Artificial intelligence has a trust problem. Most Americans don't trust it, according to The Verge, and the skepticism isn't hard to understand — AI has struggled with tasks as basic as identifying safe pizza toppings, and people have shown little appetite even for AI-generated music.
But for some of the country's wealthiest families, none of that is a dealbreaker. The Verge reports that a segment of rich Americans is now turning to AI to teach their children, choosing it over traditional schooling.
The trend is being driven in part by companies building AI-centered education around this approach, including firms like Forge Prep and Alpha, according to The Verge.
The contrast is striking. The same technology that much of the public greets with suspicion — and that has publicly stumbled on simple, everyday judgments — is being trusted by affluent families with one of the most consequential parts of a child's life: their education.

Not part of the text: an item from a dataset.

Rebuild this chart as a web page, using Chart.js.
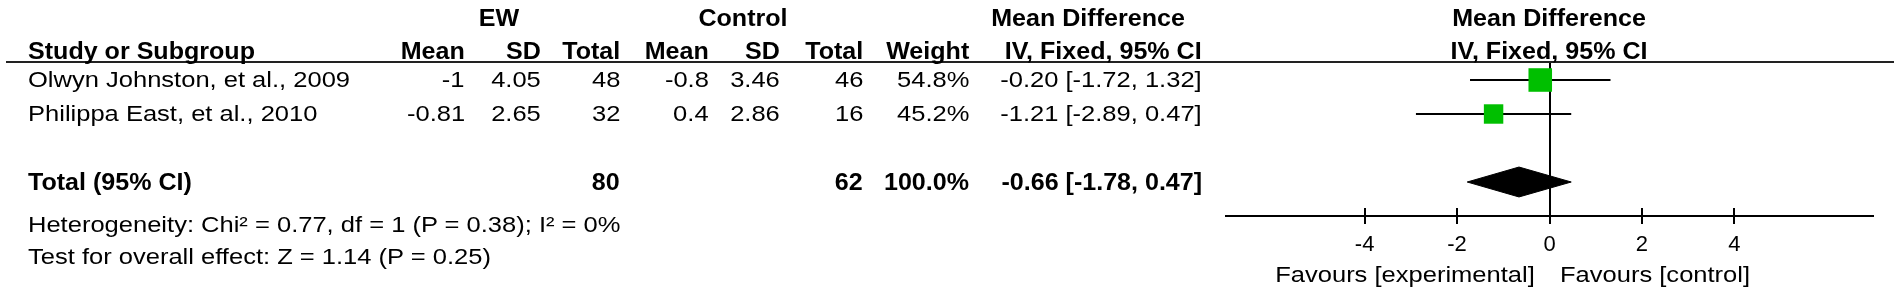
<!DOCTYPE html>
<html><head><meta charset="utf-8">
<script src="https://cdn.jsdelivr.net/npm/chart.js@4.4.1/dist/chart.umd.min.js"></script>
<style>
html,body{margin:0;padding:0;background:#fff;}
#wrap{position:relative;width:1901px;height:294px;overflow:hidden;background:#fff;}
#c{position:absolute;left:0;top:0;}
.t{position:absolute;white-space:nowrap;font-family:'Liberation Sans',Arial,sans-serif;font-size:22px;line-height:1;color:#000;}
.b{font-weight:bold;font-size:23px;}
.rule{position:absolute;left:6px;top:61px;width:1888px;height:2px;background:#222;}
</style></head><body>
<div id="wrap"><canvas id="c" width="1901" height="294"></canvas><div class="rule"></div></div>
<script>
// ---- data ----
const studies   = ["Olwyn Johnston, et al., 2009", "Philippa East, et al., 2010"];
const ewMean    = [-1, -0.81];
const ewSD      = [4.05, 2.65];
const ewTotal   = [48, 32];
const ctlMean   = [-0.8, 0.4];
const ctlSD     = [3.46, 2.86];
const ctlTotal  = [46, 16];
const weights   = [54.8, 45.2];
const md        = [-0.20, -1.21];
const ciLow     = [-1.72, -2.89];
const ciHigh    = [1.32, 0.47];
const totalEW   = 80;
const totalCtl  = 62;
const totalWeight = 100.0;
const totalMD   = -0.66;
const totalLow  = -1.78;
const totalHigh = 0.47;
const heterogeneityText = "Heterogeneity: Chi\u00B2 = 0.77, df = 1 (P = 0.38); I\u00B2 = 0%";
const overallText = "Test for overall effect: Z = 1.14 (P = 0.25)";
const tickValues = [-4, -2, 0, 2, 4];
const tickLabels = ["-4", "-2", "0", "2", "4"];
const xMin = -7, xMax = 7;
const favourLeft = "Favours [experimental]";
const favourRight = "Favours [control]";

// ---- styles / layout ----
const STRETCH = 1.16, STRETCH_BOLD = 1.09;
const W = 1901;
const wrap = document.getElementById('wrap');
function put(text, x, y, align, bold){
  const s = document.createElement('div');
  s.className = 't' + (bold ? ' b' : '');
  s.textContent = text;
  s.style.top = y + 'px';
  const k = bold ? STRETCH_BOLD : STRETCH;
  if (align === 'right') {
    s.style.right = (W - x) + 'px';
    s.style.transformOrigin = '100% 50%';
    s.style.transform = 'translateY(-50%) scaleX(' + k + ')';
  } else if (align === 'left') {
    s.style.left = x + 'px';
    s.style.transformOrigin = '0% 50%';
    s.style.transform = 'translateY(-50%) scaleX(' + k + ')';
  } else {
    s.style.left = x + 'px';
    s.style.transformOrigin = '50% 50%';
    s.style.transform = 'translate(-50%,-50%) scaleX(' + k + ')';
  }
  wrap.appendChild(s);
}
const fmtCI = (m, l, h) => m.toFixed(2) + ' [' + l.toFixed(2) + ', ' + h.toFixed(2) + ']';

const col = {name:28, ewMean:465, ewSD:541, ewTotal:620, ctlMean:709, ctlSD:780, ctlTotal:863, weight:969, ci:1202};
const rowY0 = 18, rowY1 = 51, rowStudy = [80, 114], rowTotal = 182, rowHet = 225, rowTest = 257;

put('EW', 499, rowY0, 'center', true);
put('Control', 743, rowY0, 'center', true);
put('Mean Difference', 1088, rowY0, 'center', true);
put('Mean Difference', 1549, rowY0, 'center', true);
put('Study or Subgroup', col.name, rowY1, 'left', true);
put('Mean', col.ewMean, rowY1, 'right', true);
put('SD', col.ewSD, rowY1, 'right', true);
put('Total', col.ewTotal, rowY1, 'right', true);
put('Mean', col.ctlMean, rowY1, 'right', true);
put('SD', col.ctlSD, rowY1, 'right', true);
put('Total', col.ctlTotal, rowY1, 'right', true);
put('Weight', col.weight, rowY1, 'right', true);
put('IV, Fixed, 95% CI', col.ci, rowY1, 'right', true);
put('IV, Fixed, 95% CI', 1549, rowY1, 'center', true);

studies.forEach((s, i) => {
  const y = rowStudy[i];
  put(s, col.name, y, 'left', false);
  put(String(ewMean[i]), col.ewMean, y, 'right', false);
  put(ewSD[i].toFixed(2), col.ewSD, y, 'right', false);
  put(String(ewTotal[i]), col.ewTotal, y, 'right', false);
  put(String(ctlMean[i]), col.ctlMean, y, 'right', false);
  put(ctlSD[i].toFixed(2), col.ctlSD, y, 'right', false);
  put(String(ctlTotal[i]), col.ctlTotal, y, 'right', false);
  put(weights[i].toFixed(1) + '%', col.weight, y, 'right', false);
  put(fmtCI(md[i], ciLow[i], ciHigh[i]), col.ci, y, 'right', false);
});
put('Total (95% CI)', col.name, rowTotal, 'left', true);
put(String(totalEW), col.ewTotal, rowTotal, 'right', true);
put(String(totalCtl), col.ctlTotal, rowTotal, 'right', true);
put(totalWeight.toFixed(1) + '%', col.weight, rowTotal, 'right', true);
put(fmtCI(totalMD, totalLow, totalHigh), col.ci, rowTotal, 'right', true);
put(heterogeneityText, col.name, rowHet, 'left', false);
put(overallText, col.name, rowTest, 'left', false);
put(favourLeft, 1535, 275, 'right', false);
put(favourRight, 1560, 275, 'left', false);

// ---- chart ----
const SQUARE_PX_PER_WEIGHT = 0.43;
const DIAMOND_HALF = 0.44;   // in row units
const TICK_HALF = 8;
const studyRow = i => i + 1;
const totalRow = studies.length + 2;

const datasets = [];
datasets.push({
  label: 'estimates',
  data: md.map((v, i) => ({x: v, y: studyRow(i)})),
  showLine: false,
  pointStyle: 'rect',
  pointRadius: weights.map(w => w * SQUARE_PX_PER_WEIGHT / Math.SQRT2),
  pointBackgroundColor: '#00bf00',
  pointBorderWidth: 0,
  pointBorderColor: '#00bf00'
});
studies.forEach((s, i) => {
  datasets.push({
    label: s,
    data: [{x: ciLow[i], y: studyRow(i)}, {x: ciHigh[i], y: studyRow(i)}],
    showLine: true, borderColor: '#000', borderWidth: 2, pointRadius: 0, fill: false
  });
});
datasets.push({
  label: 'total',
  data: [
    {x: totalLow, y: totalRow},
    {x: totalMD, y: totalRow - DIAMOND_HALF},
    {x: totalHigh, y: totalRow},
    {x: totalMD, y: totalRow + DIAMOND_HALF},
    {x: totalLow, y: totalRow}
  ],
  showLine: true, borderColor: '#000', backgroundColor: '#000', borderWidth: 1,
  pointRadius: 0, fill: 'shape', tension: 0
});

const tickMarks = {
  id: 'tickMarks',
  afterDraw(chart) {
    const s = chart.scales.x, ctx = chart.ctx, y = chart.chartArea.bottom;
    ctx.save(); ctx.strokeStyle = '#000'; ctx.lineWidth = 2;
    tickValues.forEach(v => {
      const px = Math.round(s.getPixelForValue(v));
      ctx.beginPath(); ctx.moveTo(px, y - TICK_HALF); ctx.lineTo(px, y + TICK_HALF); ctx.stroke();
    });
    ctx.restore();
  }
};

new Chart(document.getElementById('c'), {
  type: 'scatter',
  data: {datasets},
  options: {
    responsive: false, animation: false, devicePixelRatio: 1,
    layout: {padding: {left: 1226, right: 28, top: 63, bottom: 0}},
    plugins: {legend: {display: false}, tooltip: {enabled: false}},
    scales: {
      x: {
        type: 'linear', min: xMin, max: xMax,
        afterBuildTicks: sc => { sc.ticks = tickValues.map(v => ({value: v})); },
        afterFit: sc => { sc.height = 78; },
        ticks: {
          callback: (v) => tickLabels[tickValues.indexOf(v)],
          color: '#000', padding: 16,
          font: {family: "'Liberation Sans', Arial, sans-serif", size: 22}
        },
        grid: {
          drawTicks: false, lineWidth: 2,
          color: c => (c.tick && c.tick.value === 0) ? '#000' : 'rgba(0,0,0,0)'
        },
        border: {display: true, color: '#000', width: 2}
      },
      y: {type: 'linear', min: 0.5, max: 5, reverse: true, display: false}
    }
  },
  plugins: [tickMarks]
});
</script>
</body></html>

That gap raises questions the reporting points toward. If AI can misjudge something as low-stakes as a pizza topping, what does it mean to lean on it as a primary teacher? And if wealthy families are the early adopters, what kind of two-tier system might emerge, where access to AI tutoring — for better or worse — tracks with money?
The Verge frames this as a divide between broad public distrust of AI and a wealthy minority willing to bet on it anyway.
Why it matters: how the richest families choose to educate their children often signals where broader trends are heading, so their early embrace of AI teaching could preview a coming shift — and a new divide — in how the next generation learns.